### Do this
Write the data below out exactly as it stands. Do not include the pictures.

### Data section
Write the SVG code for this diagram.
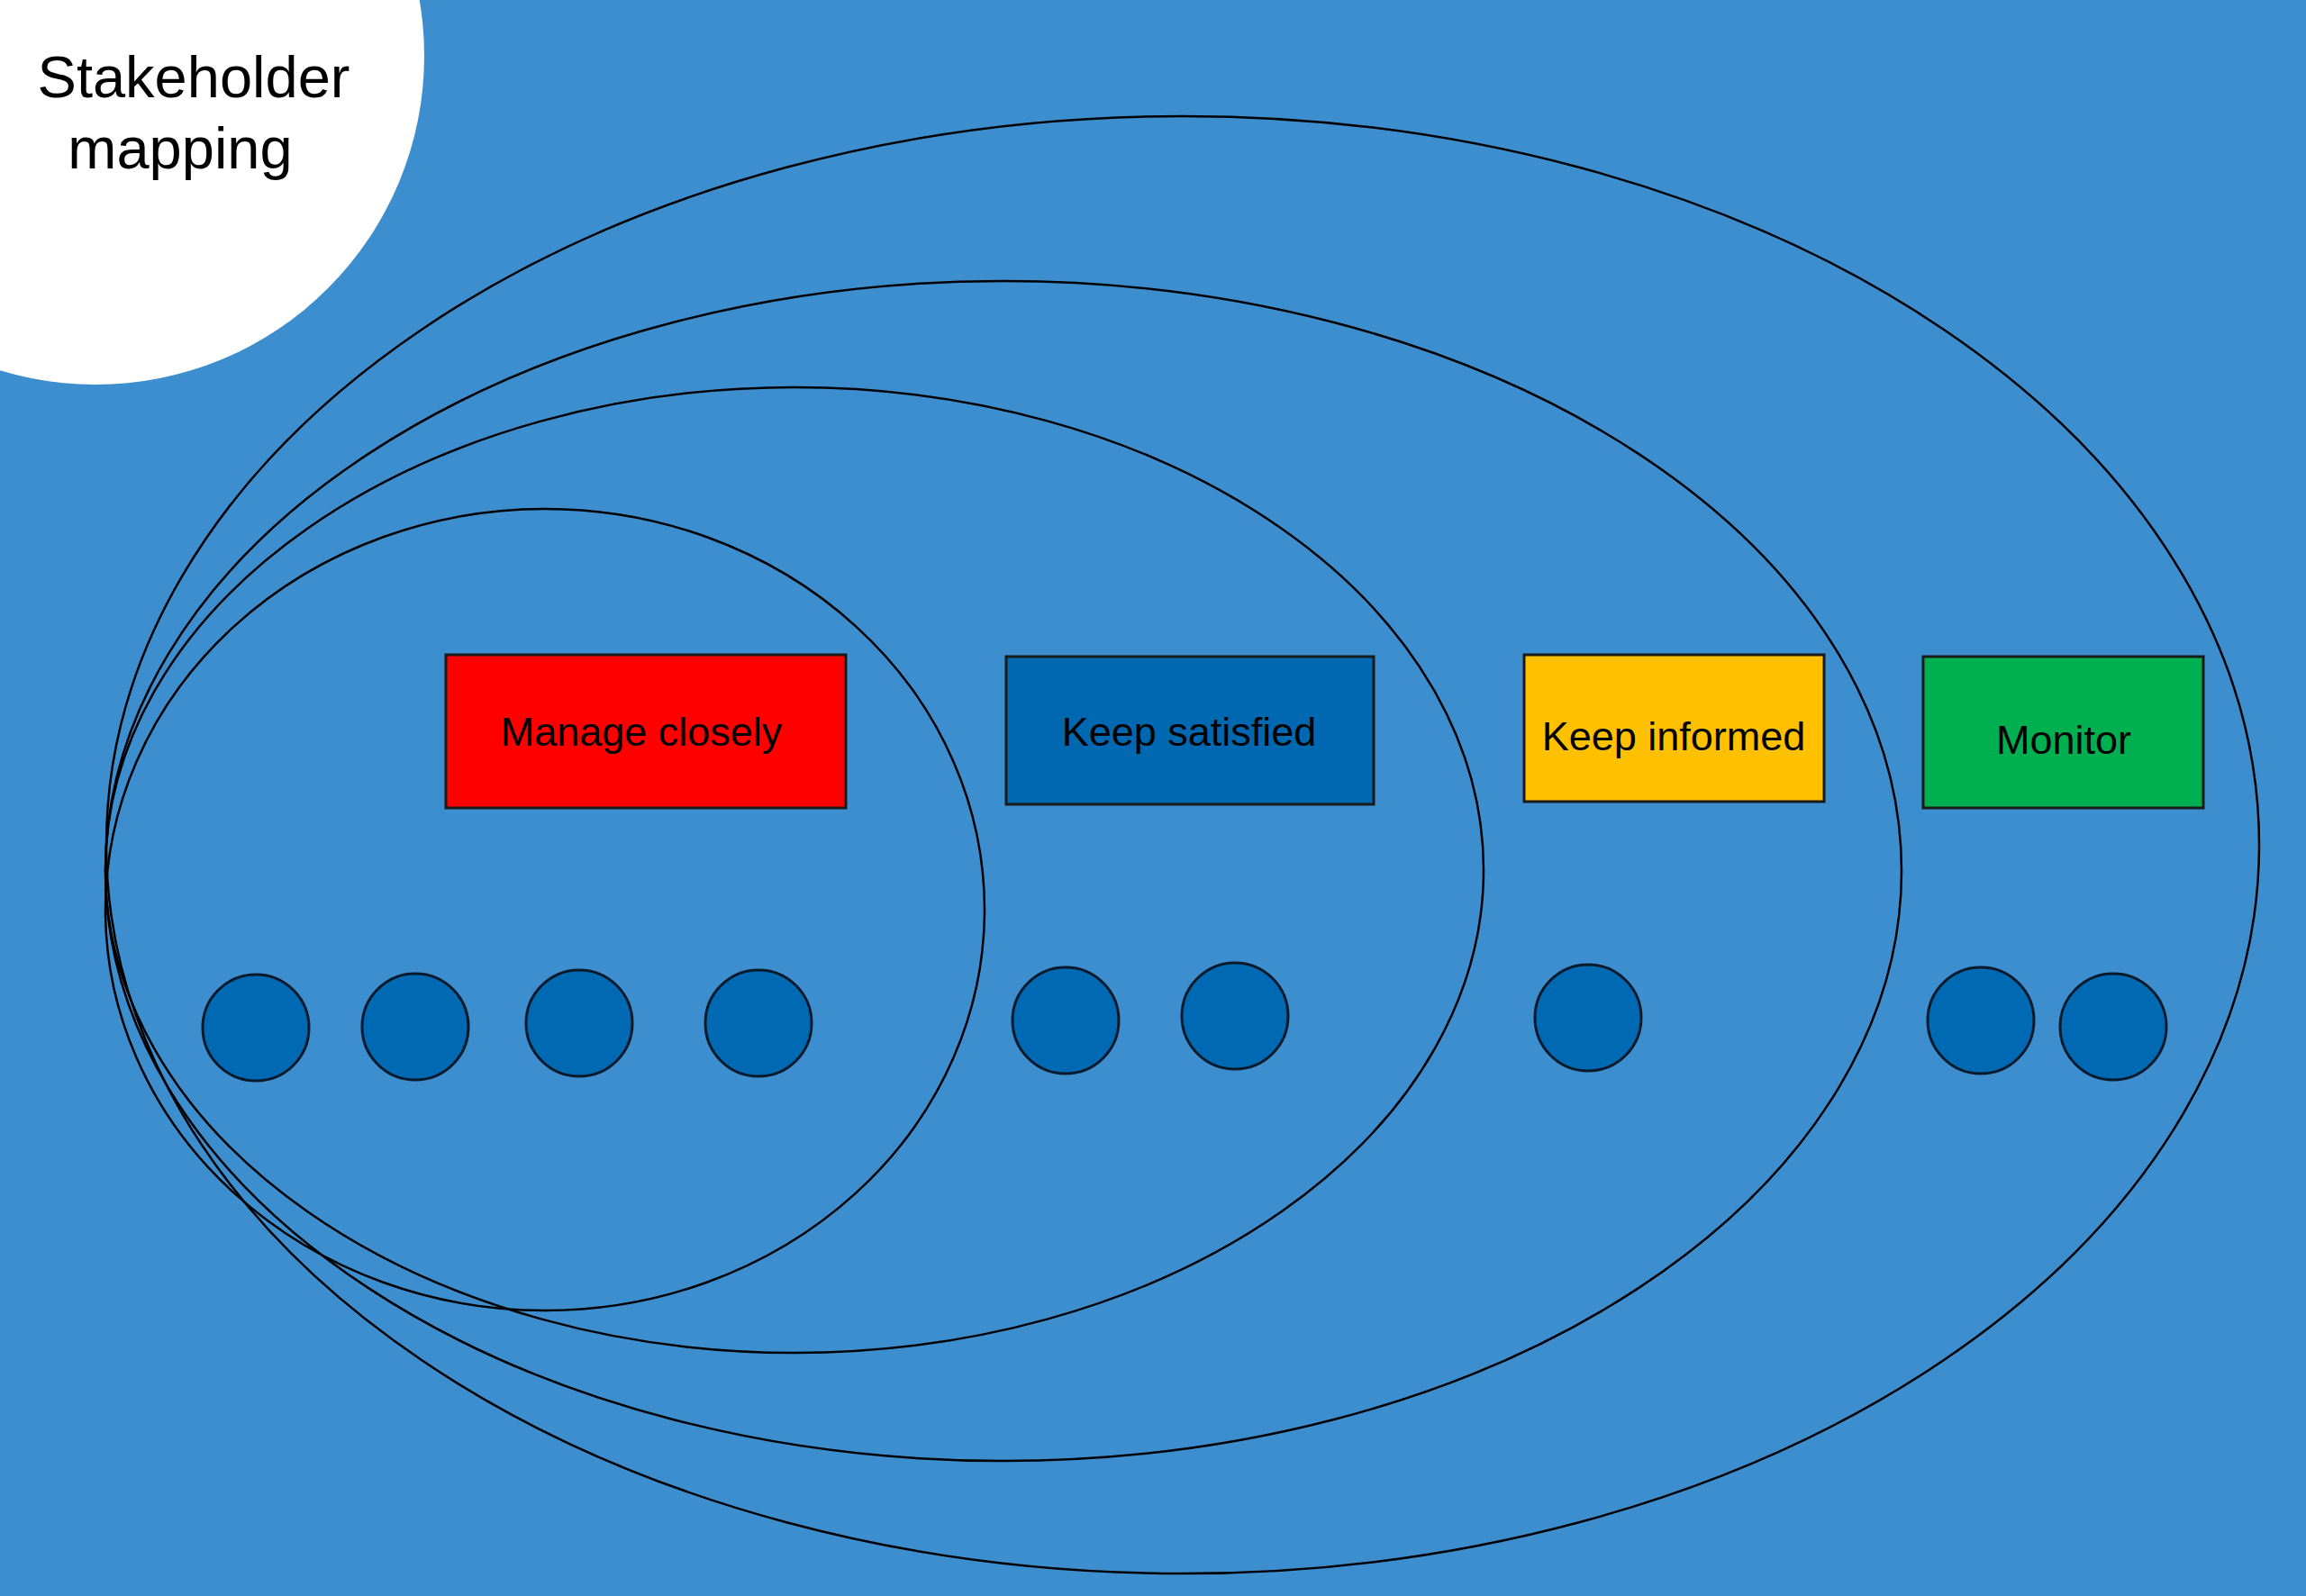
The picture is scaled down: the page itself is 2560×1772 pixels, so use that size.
<svg xmlns="http://www.w3.org/2000/svg" width="2560" height="1772" viewBox="0 0 2560 1772">
  <style>
    .ring { fill: none; stroke: #000; stroke-width: 2.5; }
    .box { stroke: #1a1a1a; stroke-width: 3; }
    .dot { fill: #0069B3; stroke: #0a1a2a; stroke-width: 3; }
    .lbl { font-family: "Liberation Sans", Arial, sans-serif; font-size: 45px; fill: #000; text-anchor: middle; }
    .title { font-family: "Liberation Sans", Arial, sans-serif; font-size: 65px; fill: #000; text-anchor: middle; }
  </style>
  <rect x="0" y="0" width="2560" height="1772" fill="#3C8ECF"/>
  <g id="title">
    <circle cx="106" cy="62" r="365" fill="#FFFFFF"/>
    <text class="title" x="215" y="108">Stakeholder</text>
    <text class="title" x="200" y="187">mapping</text>
  </g>
  <g id="rings">
    <ellipse class="ring" cx="1313" cy="938" rx="1195" ry="809"/>
    <ellipse class="ring" cx="1114" cy="967" rx="997" ry="655"/>
    <ellipse class="ring" cx="882" cy="966" rx="765" ry="536"/>
    <ellipse class="ring" cx="605" cy="1010" rx="488" ry="445"/>
  </g>
  <g id="manage-closely">
    <rect class="box" x="495" y="727" width="444" height="170" fill="#FF0000"/>
    <text class="lbl" x="712" y="828">Manage closely</text>
  </g>
  <g id="keep-satisfied">
    <rect class="box" x="1117" y="729" width="408" height="164" fill="#0068B1"/>
    <text class="lbl" x="1320" y="828">Keep satisfied</text>
  </g>
  <g id="keep-informed">
    <rect class="box" x="1692" y="727" width="333" height="163" fill="#FFC000"/>
    <text class="lbl" x="1858" y="833">Keep informed</text>
  </g>
  <g id="monitor">
    <rect class="box" x="2135" y="729" width="311" height="168" fill="#00B050"/>
    <text class="lbl" x="2291" y="837">Monitor</text>
  </g>
  <g id="stakeholders">
    <circle class="dot" cx="284" cy="1141" r="59"/>
    <circle class="dot" cx="461" cy="1140" r="59"/>
    <circle class="dot" cx="643" cy="1136" r="59"/>
    <circle class="dot" cx="842" cy="1136" r="59"/>
    <circle class="dot" cx="1183" cy="1133" r="59"/>
    <circle class="dot" cx="1371" cy="1128" r="59"/>
    <circle class="dot" cx="1763" cy="1130" r="59"/>
    <circle class="dot" cx="2199" cy="1133" r="59"/>
    <circle class="dot" cx="2346" cy="1140" r="59"/>
  </g>
</svg>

### Exercise result
Write the SVG code for this diagram.
The picture is scaled down: the page itself is 2560×1772 pixels, so use that size.
<svg xmlns="http://www.w3.org/2000/svg" width="2560" height="1772" viewBox="0 0 2560 1772">
  <style>
    .ring { fill: none; stroke: #000; stroke-width: 2.5; }
    .box { stroke: #1a1a1a; stroke-width: 3; }
    .dot { fill: #0069B3; stroke: #0a1a2a; stroke-width: 3; }
    .lbl { font-family: "Liberation Sans", Arial, sans-serif; font-size: 45px; fill: #000; text-anchor: middle; }
    .title { font-family: "Liberation Sans", Arial, sans-serif; font-size: 65px; fill: #000; text-anchor: middle; }
  </style>
  <rect x="0" y="0" width="2560" height="1772" fill="#3C8ECF"/>
  <g id="title">
    <circle cx="106" cy="62" r="365" fill="#FFFFFF"/>
    <text class="title" x="215" y="108">Stakeholder</text>
    <text class="title" x="200" y="187">mapping</text>
  </g>
  <g id="rings">
    <ellipse class="ring" cx="1313" cy="938" rx="1195" ry="809"/>
    <ellipse class="ring" cx="1114" cy="967" rx="997" ry="655"/>
    <ellipse class="ring" cx="882" cy="966" rx="765" ry="536"/>
    <ellipse class="ring" cx="605" cy="1010" rx="488" ry="445"/>
  </g>
  <g id="manage-closely">
    <rect class="box" x="495" y="727" width="444" height="170" fill="#FF0000"/>
    <text class="lbl" x="712" y="828">Manage closely</text>
  </g>
  <g id="keep-satisfied">
    <rect class="box" x="1117" y="729" width="408" height="164" fill="#0068B1"/>
    <text class="lbl" x="1320" y="828">Keep satisfied</text>
  </g>
  <g id="keep-informed">
    <rect class="box" x="1692" y="727" width="333" height="163" fill="#FFC000"/>
    <text class="lbl" x="1858" y="833">Keep informed</text>
  </g>
  <g id="monitor">
    <rect class="box" x="2135" y="729" width="311" height="168" fill="#00B050"/>
    <text class="lbl" x="2291" y="837">Monitor</text>
  </g>
  <g id="stakeholders">
    <circle class="dot" cx="284" cy="1141" r="59"/>
    <circle class="dot" cx="461" cy="1140" r="59"/>
    <circle class="dot" cx="643" cy="1136" r="59"/>
    <circle class="dot" cx="842" cy="1136" r="59"/>
    <circle class="dot" cx="1183" cy="1133" r="59"/>
    <circle class="dot" cx="1371" cy="1128" r="59"/>
    <circle class="dot" cx="1763" cy="1130" r="59"/>
    <circle class="dot" cx="2199" cy="1133" r="59"/>
    <circle class="dot" cx="2346" cy="1140" r="59"/>
  </g>
</svg>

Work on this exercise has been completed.